Memorial Day and the Fog of War
In recent weeks, the U. S. has increased military assets in the Middle East and planning estimates for a possible war with Iran were reported. Intelligence suggests that Iranian boats may be carrying missiles. National Security Advisor John Bolton has previously argued for bombing Iran, a tactic encouraged by Israel's Benjamin Netanyahu. The Iranians are not benign actors in the region and beyond. Opportunities for miscalculation on both sides are increasing.
Wars are easier to get into than out of, costlier than expected, and often triggered by ambiguous events and leaders who recoil at appearing weak. Fearful of backing down, nations may back into war. As Memorial Day approaches, it is worth recalling lessons from another war.
At the end of 1963, the United States had 16,300 "advisers" in South Vietnam. By the end of 1968, the troop total was 536,100. America lost 58,209 soldiers in Vietnam. A pivotal moment came in the Tonkin Gulf, off the coast of North Vietnam, in August 1964.
On August 2, the crew of the USS Maddox reported an attack by North Vietnamese torpedo boats. Guessing it had not been authorized by the North Vietnamese government, the United States did not respond militarily. Then, on August 4, another attack seemed to be taking place. President Johnson ordered a military response. Congress overwhelmingly passed the Gulf of Tonkin Resolution, authorizing the president to “take all necessary measures to repel any armed attack.”
Reflecting on this years later, the then-Secretary of Defense, Robert McNamara reported that in 1995, "I learned in a meeting in Hanoi with General Vo Nguyen Giap, North Vietnam Defense Minister during the war, that the presumed attack on August 4 did not occur."
In a 2003 documentary, The Fog of War, McNamara acknowledged lessons he learned from Vietnam and other experiences. Reflecting on the Gulf of Tonkin was lesson #7: "Belief and seeing are often both wrong." Of the second "attack," he said: "We were wrong but had it in our minds and mindset" that it must have happened. He also admitted the U.S. misunderstood North Vietnam's aims. As historian Barbara Tuchman said in The March of Folly:
"Having invented Indochina as the main target of a coordinated Communist aggression, and having in every policy advice and public pronouncement repeated the operating assumption that its preservation from Communism was vital to American security, the United States was lodged in the trap of its own propaganda."
What really happened in the Gulf of Tonkin is now clearer. After the verified attack on August 2, the USS Turner Joy was added to U.S. assets in the gulf.
At 7:40 am (Washington time), August 4, the Maddox sent a message that an attack was imminent. As McNamara reported in In Retrospect:
"Low clouds and thunderstorms on this moonless night made visibility extremely difficult. During the next several hours, confusion reigned. . .The Maddox and Turner Joy reported more than twenty torpedo attacks . . . automatic weapons fire, and radar and sonar contacts. . . . "

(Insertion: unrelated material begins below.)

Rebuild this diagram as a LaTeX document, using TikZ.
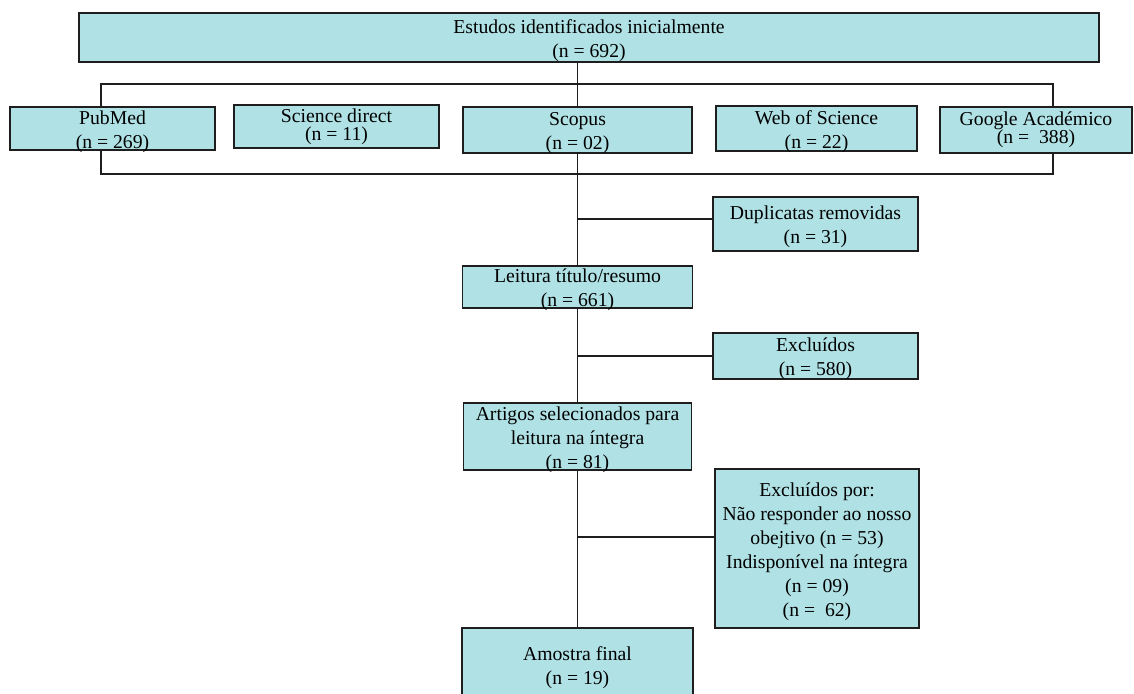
\documentclass[tikz,border=0pt]{standalone}
\usepackage{fontspec}
\setmainfont{Liberation Serif}

\definecolor{caixafill}{RGB}{176,225,229}
\definecolor{traco}{RGB}{30,30,30}
\newcommand{\escora}{\rule{0pt}{19.5pt}}

\begin{document}
\begin{tikzpicture}[x=1pt, y=-1pt,
  caixa/.style={draw=traco, line width=1.6pt, fill=caixafill, align=center,
    inner xsep=0pt, inner ysep=-5pt, font=\fontsize{19.7}{24}\selectfont},
  ligacao/.style={draw=traco, line width=1.3pt}]
  \useasboundingbox (0,0) rectangle (1134,693);
  % Frame round the databases
  \coordinate (molduraNO) at (101,84);
  \coordinate (molduraSE) at (1053,174);
  \draw[ligacao] (molduraNO) rectangle (molduraSE);
  % Top box
  \node[caixa, minimum width=1020pt, minimum height=49pt] (inicio) at (589,37.5)
    {\escora Estudos identificados inicialmente\\(n = 692)};
  % Databases
  \node[caixa, minimum width=205pt, minimum height=43pt] (pubmed) at (112.5,128.5)
    {\escora PubMed\\(n = 269)};
  \node[caixa, minimum width=205pt, minimum height=43pt] (scidirect) at (336.5,126.5)
    {Science direct\\[-6pt](n = 11)};
  \node[caixa, minimum width=229pt, minimum height=46pt] (scopus) at (577.5,130)
    {\escora Scopus\\(n = 02)};
  \node[caixa, minimum width=201pt, minimum height=45pt] (wos) at (816.5,128.5)
    {\escora Web of Science\\(n = 22)};
  \node[caixa, minimum width=192pt, minimum height=46pt] (google) at (1036,130)
    {Google Académico\\[-6pt](n = ~388)};
  % Screening steps
  \node[caixa, minimum width=230pt, minimum height=42pt] (leitura) at (577.5,287)
    {\escora Leitura título/resumo\\(n = 661)};
  \node[caixa, minimum width=228pt, minimum height=67pt] (artigos) at (577.5,436.5)
    {\escora Artigos selecionados para\\leitura na íntegra\\(n = 81)};
  \node[caixa, minimum width=231pt, minimum height=74pt] (amostra) at (577.5,665)
    {\escora Amostra final\\(n = 19)};
  % Removed records
  \node[caixa, minimum width=205pt, minimum height=54pt] (duplicatas) at (815.5,224)
    {\escora Duplicatas removidas\\(n = 31)};
  \node[caixa, minimum width=205pt, minimum height=46pt] (excluidos) at (815.5,356)
    {\escora Excluídos\\(n = 580)};
  \node[caixa, minimum width=204pt, minimum height=159pt] (excluidospor) at (817,548.5)
    {\escora Excluídos por:\\Não responder ao nosso\\obejtivo (n = 53)\\Indisponível na íntegra\\(n = 09)\\(n = ~62)};
  % Main trunk
  \draw[ligacao] (inicio.south -| scopus) -- (scopus.north);
  \draw[ligacao] (scopus.south) -- (leitura.north);
  \draw[ligacao] (leitura.south) -- (artigos.north);
  \draw[ligacao] (artigos.south) -- (amostra.north);
  % Side branches
  \coordinate (ramo1) at (577.5,219);
  \coordinate (ramo2) at (577.5,356);
  \coordinate (ramo3) at (577.5,537);
  \draw[ligacao] (ramo1) -- (ramo1 -| duplicatas.west);
  \draw[ligacao] (ramo2) -- (ramo2 -| excluidos.west);
  \draw[ligacao] (ramo3) -- (ramo3 -| excluidospor.west);
\end{tikzpicture}
\end{document}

Yet doubt persisted. Indeed at 1:27 pm, Captain John Herrick aboard the Maddox sent the following message:
"Review of action makes many reported contacts and torpedoes fired appear doubtful. Freak weather effects on radar and overeager sonar men may have accounted for many reports. No actual visual sightings by Maddox."
Less than an hour later, Admiral Sharp in Honolulu reported there was "no doubt" an attack had occurred. Then Herrick, at 2:48 pm, sent another message: "Certain that original ambush was bona fide."

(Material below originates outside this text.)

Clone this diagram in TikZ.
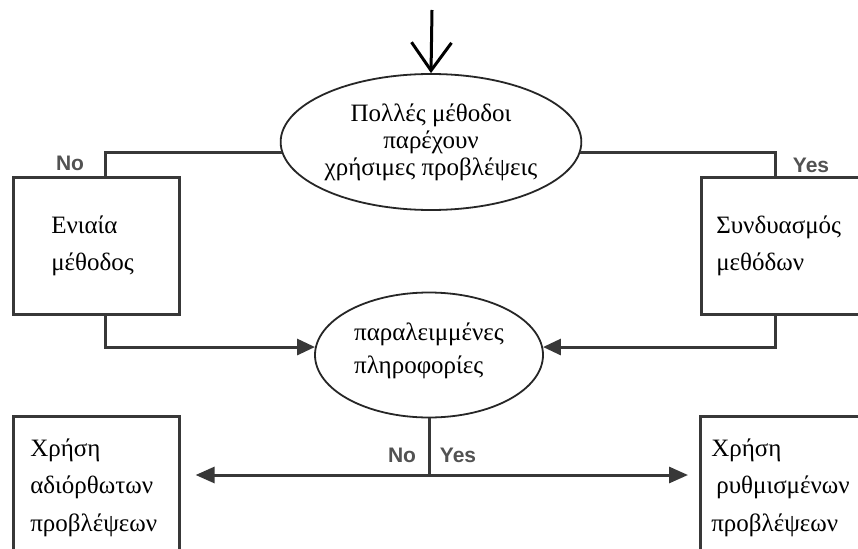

At 6:15 pm, despite still-conflicting information, the National Security Council concluded there was an attack,, and President Johnson ordered naval aircraft to attack North Vietnamese patrol boat bases and a supporting oil complex. As McGeorge Bundy, Johnson's National Security Advisor recalled years later "Kennedy didn't want to be dumb" and had thus avoided escalating in Vietnam. Yet "Johnson didn't want to be a coward."
Johnson then asked Bundy for a draft resolution for Congress. "Mr. President," Bundy replied, "we ought to think about this." "I didn't say that," Johnson responded. "I didn't ask you what you thought, I told you what to do."

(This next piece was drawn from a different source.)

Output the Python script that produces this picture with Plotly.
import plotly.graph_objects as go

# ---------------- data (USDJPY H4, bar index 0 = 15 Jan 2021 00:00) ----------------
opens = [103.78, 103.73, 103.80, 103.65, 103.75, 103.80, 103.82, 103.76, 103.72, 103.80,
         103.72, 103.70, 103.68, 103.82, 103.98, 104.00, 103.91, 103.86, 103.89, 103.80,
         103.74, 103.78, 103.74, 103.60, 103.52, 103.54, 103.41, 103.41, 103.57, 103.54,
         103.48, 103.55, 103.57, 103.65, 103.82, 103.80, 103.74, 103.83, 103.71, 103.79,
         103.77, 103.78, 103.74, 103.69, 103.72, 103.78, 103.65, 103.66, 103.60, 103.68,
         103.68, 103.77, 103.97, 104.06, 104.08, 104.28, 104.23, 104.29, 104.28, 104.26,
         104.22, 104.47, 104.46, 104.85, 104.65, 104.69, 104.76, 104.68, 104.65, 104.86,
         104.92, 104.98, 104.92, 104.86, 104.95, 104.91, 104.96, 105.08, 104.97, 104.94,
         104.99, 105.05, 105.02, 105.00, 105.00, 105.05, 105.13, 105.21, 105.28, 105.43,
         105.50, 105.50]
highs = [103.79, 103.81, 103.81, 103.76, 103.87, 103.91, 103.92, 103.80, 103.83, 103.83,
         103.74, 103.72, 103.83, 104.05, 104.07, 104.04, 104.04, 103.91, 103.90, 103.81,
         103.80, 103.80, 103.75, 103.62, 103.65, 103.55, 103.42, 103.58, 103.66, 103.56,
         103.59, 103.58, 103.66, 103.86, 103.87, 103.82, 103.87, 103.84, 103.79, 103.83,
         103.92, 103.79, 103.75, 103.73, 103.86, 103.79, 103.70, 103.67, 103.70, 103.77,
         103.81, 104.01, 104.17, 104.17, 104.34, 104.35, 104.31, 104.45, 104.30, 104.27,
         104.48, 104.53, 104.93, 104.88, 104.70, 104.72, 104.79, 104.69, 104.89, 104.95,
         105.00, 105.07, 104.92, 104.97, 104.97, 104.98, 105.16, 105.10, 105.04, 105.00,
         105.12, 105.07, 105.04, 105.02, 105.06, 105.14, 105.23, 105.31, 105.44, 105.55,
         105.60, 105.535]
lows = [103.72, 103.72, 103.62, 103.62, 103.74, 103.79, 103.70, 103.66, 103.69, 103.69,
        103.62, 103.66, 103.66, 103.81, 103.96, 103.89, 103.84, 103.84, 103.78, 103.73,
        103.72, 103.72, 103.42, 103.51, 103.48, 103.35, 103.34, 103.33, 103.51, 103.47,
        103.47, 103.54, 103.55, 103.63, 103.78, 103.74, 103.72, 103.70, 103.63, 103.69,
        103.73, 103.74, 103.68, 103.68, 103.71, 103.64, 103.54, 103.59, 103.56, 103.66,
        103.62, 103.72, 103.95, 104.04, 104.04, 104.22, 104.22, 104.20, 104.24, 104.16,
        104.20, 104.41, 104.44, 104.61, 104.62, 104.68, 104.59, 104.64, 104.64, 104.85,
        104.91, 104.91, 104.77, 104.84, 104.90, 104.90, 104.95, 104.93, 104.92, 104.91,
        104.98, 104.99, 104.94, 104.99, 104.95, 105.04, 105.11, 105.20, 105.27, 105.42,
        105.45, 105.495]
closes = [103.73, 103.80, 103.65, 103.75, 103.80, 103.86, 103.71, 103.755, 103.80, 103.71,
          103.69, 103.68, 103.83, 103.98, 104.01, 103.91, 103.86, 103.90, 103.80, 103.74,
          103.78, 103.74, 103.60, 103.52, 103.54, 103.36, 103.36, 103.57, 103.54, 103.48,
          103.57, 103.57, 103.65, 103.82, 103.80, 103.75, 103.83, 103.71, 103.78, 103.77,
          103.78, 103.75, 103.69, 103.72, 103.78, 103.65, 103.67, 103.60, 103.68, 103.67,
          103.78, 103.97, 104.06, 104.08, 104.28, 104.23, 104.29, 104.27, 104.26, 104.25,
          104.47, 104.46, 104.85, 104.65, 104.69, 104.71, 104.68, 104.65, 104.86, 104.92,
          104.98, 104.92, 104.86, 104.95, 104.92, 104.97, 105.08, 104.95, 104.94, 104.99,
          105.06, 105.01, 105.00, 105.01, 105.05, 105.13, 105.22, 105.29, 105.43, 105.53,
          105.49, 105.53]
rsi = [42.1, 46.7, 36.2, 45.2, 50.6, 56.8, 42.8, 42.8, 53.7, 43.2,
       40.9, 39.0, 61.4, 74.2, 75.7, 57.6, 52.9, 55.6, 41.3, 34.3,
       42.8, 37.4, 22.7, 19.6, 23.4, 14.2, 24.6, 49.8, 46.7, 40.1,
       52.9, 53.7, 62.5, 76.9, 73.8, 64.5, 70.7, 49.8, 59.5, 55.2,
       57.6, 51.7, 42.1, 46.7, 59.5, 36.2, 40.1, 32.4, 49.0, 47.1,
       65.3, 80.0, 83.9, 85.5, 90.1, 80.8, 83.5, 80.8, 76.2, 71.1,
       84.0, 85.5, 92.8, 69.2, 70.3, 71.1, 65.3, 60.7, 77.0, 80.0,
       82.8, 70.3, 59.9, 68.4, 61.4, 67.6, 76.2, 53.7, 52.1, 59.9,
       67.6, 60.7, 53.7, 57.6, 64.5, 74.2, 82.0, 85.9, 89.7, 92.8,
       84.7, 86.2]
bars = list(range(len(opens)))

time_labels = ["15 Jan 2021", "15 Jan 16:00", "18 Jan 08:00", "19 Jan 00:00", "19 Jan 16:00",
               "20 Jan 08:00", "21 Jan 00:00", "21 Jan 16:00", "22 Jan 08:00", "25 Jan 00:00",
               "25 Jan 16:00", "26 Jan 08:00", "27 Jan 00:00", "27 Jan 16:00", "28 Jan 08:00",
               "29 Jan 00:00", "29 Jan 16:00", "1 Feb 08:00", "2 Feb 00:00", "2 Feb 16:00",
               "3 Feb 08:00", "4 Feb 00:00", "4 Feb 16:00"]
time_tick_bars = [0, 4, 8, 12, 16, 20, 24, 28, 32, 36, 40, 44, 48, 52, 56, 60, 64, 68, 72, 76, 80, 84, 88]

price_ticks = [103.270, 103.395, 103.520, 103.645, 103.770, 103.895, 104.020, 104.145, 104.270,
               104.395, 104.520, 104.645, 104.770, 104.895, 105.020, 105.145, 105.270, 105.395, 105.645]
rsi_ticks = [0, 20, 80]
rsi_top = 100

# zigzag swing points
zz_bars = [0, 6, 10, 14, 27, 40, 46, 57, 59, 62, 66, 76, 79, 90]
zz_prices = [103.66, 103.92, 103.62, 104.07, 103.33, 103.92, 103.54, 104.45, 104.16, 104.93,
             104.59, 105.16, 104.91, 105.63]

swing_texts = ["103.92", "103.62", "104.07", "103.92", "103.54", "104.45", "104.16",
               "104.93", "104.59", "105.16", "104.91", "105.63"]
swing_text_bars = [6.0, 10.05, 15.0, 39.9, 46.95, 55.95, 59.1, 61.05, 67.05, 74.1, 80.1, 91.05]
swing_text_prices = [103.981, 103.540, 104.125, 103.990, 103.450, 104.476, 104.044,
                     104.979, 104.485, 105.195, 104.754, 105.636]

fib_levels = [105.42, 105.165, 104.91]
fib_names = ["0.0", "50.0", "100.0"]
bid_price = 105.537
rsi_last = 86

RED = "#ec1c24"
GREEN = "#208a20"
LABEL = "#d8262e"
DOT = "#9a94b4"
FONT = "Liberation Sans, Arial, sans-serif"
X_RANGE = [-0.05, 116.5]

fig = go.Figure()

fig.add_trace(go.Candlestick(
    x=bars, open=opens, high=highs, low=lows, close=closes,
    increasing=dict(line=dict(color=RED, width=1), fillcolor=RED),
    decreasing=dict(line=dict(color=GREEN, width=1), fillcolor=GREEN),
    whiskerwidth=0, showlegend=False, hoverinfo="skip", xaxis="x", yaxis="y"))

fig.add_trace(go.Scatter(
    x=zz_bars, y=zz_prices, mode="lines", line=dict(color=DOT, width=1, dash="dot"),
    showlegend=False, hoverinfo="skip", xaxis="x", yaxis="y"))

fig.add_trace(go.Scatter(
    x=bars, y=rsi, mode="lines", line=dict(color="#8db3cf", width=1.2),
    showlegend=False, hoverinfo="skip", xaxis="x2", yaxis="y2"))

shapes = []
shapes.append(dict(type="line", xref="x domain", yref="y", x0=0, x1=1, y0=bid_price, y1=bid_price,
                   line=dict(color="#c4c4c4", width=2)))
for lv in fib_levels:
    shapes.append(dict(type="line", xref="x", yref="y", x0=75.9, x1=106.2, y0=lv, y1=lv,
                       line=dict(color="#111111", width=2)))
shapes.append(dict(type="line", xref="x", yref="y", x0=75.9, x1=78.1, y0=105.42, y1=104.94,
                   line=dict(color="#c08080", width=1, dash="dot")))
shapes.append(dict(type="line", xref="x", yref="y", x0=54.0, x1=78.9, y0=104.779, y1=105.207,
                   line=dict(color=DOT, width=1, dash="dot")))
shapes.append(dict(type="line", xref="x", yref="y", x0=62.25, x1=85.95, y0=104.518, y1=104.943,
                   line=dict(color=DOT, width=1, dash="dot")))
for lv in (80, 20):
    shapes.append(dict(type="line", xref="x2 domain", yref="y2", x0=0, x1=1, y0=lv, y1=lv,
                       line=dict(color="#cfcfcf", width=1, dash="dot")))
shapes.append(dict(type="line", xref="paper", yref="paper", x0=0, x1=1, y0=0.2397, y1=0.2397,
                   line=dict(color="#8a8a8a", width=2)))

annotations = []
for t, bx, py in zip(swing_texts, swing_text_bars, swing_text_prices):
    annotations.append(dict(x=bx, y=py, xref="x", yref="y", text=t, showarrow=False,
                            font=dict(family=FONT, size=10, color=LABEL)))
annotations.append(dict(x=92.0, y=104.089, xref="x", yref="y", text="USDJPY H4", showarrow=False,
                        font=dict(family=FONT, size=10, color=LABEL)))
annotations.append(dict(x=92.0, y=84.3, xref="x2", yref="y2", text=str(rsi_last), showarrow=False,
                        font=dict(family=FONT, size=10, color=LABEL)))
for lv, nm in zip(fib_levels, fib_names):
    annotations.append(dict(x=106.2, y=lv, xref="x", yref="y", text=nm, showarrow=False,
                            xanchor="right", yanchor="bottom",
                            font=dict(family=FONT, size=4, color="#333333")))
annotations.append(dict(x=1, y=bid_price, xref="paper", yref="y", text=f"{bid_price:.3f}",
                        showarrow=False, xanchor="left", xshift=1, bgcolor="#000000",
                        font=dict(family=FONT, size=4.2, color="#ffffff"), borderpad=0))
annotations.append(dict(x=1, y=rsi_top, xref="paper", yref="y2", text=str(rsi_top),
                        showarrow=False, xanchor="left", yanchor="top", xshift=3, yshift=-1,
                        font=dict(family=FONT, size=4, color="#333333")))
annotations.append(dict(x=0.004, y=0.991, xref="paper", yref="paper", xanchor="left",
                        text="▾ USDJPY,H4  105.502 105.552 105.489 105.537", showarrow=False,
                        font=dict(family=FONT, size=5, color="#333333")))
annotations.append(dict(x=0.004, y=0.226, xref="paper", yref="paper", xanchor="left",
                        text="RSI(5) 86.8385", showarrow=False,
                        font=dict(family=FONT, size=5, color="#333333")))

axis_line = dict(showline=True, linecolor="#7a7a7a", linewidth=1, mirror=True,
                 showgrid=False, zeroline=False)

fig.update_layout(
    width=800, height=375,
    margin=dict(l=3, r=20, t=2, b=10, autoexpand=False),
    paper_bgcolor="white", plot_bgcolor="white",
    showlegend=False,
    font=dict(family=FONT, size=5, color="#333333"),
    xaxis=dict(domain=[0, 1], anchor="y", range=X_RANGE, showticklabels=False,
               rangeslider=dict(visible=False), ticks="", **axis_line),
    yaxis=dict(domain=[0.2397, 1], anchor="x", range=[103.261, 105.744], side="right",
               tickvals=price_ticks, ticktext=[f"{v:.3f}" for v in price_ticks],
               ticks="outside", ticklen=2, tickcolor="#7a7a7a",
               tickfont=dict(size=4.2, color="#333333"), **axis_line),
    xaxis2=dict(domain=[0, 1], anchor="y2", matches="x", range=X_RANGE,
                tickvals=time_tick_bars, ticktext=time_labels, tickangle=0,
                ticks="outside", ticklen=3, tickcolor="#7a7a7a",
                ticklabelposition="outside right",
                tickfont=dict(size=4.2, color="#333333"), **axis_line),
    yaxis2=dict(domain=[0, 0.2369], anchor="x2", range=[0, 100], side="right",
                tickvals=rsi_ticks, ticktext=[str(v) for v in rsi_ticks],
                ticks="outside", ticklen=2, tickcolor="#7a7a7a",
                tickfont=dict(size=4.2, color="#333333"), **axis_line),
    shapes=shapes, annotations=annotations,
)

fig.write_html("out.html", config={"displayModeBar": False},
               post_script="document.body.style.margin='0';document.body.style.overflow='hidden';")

The Gulf of Tonkin Resolution Americanized the war. In his memoir, Bundy called the Gulf of Tonkin affair "a vaudeville show . . . it's all done with smoke and mirrors."
The current situation with Iran is not necessarily analogous, but the need to think clearly about matters of war and peace is. When the fog of war meets the mental fog of conflicting information, personality-driven motives, and a rush to judgment, the consequences can be tragic.
After the end of World War II, General George C. Marshall led the American Battle Monuments Commission. When he won the Nobel Peace Prize, the first career solider to do so, he said "[T]he cost of war in human lives is constantly spread before me, written neatly in many ledgers whose columns are gravestones. I am deeply moved to find some means or method of avoiding another calamity of war." Memorial Day is a good time to remember his words.